Correio braziliense, n. 20968, 20/10/2020. Mundo, p. 10

 

O retorno da esquerda

Rodrigo Craveiro 

20/10/2020

 

 

O Movimento Ao Socialismo (MAS), do ex-presidente Evo Morales, e um dos principais expoentes da esquerda na América do Sul, está de volta ao poder. "A Bolívia recuperou a democracia. Quero afirmar, sobretudo aos bolivianos, que recuperamos as esperanças", declarou Luis Arce Catacora, afilhado político de Morales, de quem foi ministro da Economia e Finanças e conseguiu um boom econômico sem precedentes na história do país. O dia seguinte da vitória "contundente" de Arce sobre o centrista Carlos Mesa — por maioria absoluta e cerca de 20 pontos de vantagem, segundo as pesquisas de boca de urna — teve celebração e articulação para a formação de um governo de unidade nacional.

A missão do presidente eleito não será fácil. A Bolívia está mergulhada em profunda crise econômica e na polarização. De acordo com analistas, a relação com o Brasil, o maior vizinho do leste, deverá ser marcada pela tensão política, mas, também, pelos interesses comerciais: até o fechamento desta edição, o presidente Jair Bolsonaro mantinha o silêncio sobre a vitória da esquerda.

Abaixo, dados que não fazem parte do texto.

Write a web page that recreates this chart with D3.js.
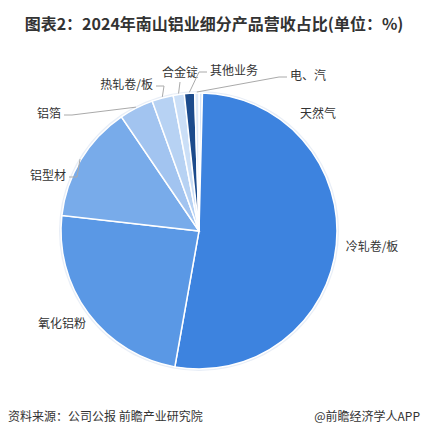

Procurado pela reportagem, o Itamaraty não se pronunciou.

"Vamos governar para todos os bolivianos, vamos construir um governo de unidade nacional. (...) Vamos reconduzir nosso processo de mudança, sem ódio, defendendo e superando nossos erros", prometeu Arce. O triunfo do MAS nas urnas lança dúvidas sobre o futuro de Morales e sua eventual participação no governo. "Cedo ou tarde voltaremos à Bolívia, isso não está em discussão. Meu grande desejo é voltar à Bolívia e à minha região (Chapare). É questão de tempo", anunciou o ex-presidente, hoje exilado na Argentina, depois de perder o apoio dos militares e apresentar a renúncia, em 10 de novembro de 2019.

Doutor em ciência política e professor da Universidad Católica Boliviana San Pablo (em La Paz), Marcelo Arequipa explicou que a eleição de Arce mostrou que, pela primeira vez, os cidadãos votaram por um partido, não por uma liderança concreta. "Isso mostra que o 'masismo' é uma corrente política muito forte e histórica. O triunfo de Arce foi a vitória de um projeto político que teve início em 2009, cuja proposta era a formação de um Estado plurinacional", disse ao Correio. Ele acredita que a distância será importante nas relações políticas com o Brasil. "Existe uma diferença ideológica importante, mas Arce não adota um discurso fundamentalista, como o de Evo Morales. No fim das contas, as relações entre os dois vizinhos seguirão no campo da cooperação e e do comércio", previu. "À medida que o Brasil provavelmente apoiar a ideia de adesão da Bolívia ao Mercosul, como membro pleno, isso ajudará bastante."

Maria Teresa Zegada, socióloga, cientista política e professora da Universidad Mayor de San Simón (em Cochabamba), reconheceu ao Correio que houve uma relação de "certa tensão" entre Morales e Bolsonaro. "Imagino que Arce manterá uma linha de política exterior parecida com que a Morales teve em suas gestões. Não há clareza em relação ao continuísmo total da política ou se Arce seguirá linhas distintas", alertou.

A analista admitiu que Arce buscou cobrar certa autonomia em relação a Evo. "O que está por trás da vitória de Arce é a possibilidade de setores sociais do MAS, até então distanciados de Morales, cobrarem força política no país", avaliou. Para Zegada, o MAS foi o único partido com carga forte de identificação com os indígenas, com as mudanças e com os setores populares. "O retorno do MAS é um pouco a presença desses setores no Estado."

Cautela

Por sua vez, Jorge Dulon, cientista político radicado em La Paz e professor de várias universidades bolivianas, prevê uma relação "normal" entre Arce e Bolsonaro, sem provocações por parte do Palacio Quemado, sede do governo da Bolívia. "Arce será cauteloso, levando em conta que o Brasil é uma potência ragional e uma nação estratégica, em termos de negócios, sobretudo a venda de gás. Ele precisará comportar-se de nodo adequado para ter as melhores relações com o Brasil", disse à reportagem.

Além de vários governos sul-americanos, os Estados Unidos parabenizaram Arce pela vitória. "O presidente (Donald Trump) e os EUA esperam trabalhar com o governo eleito boliviano nos interesses compartilhados dos nossos cidadãos", declarou Michael Kozak, chefe da diplomacia americana para a América Latina.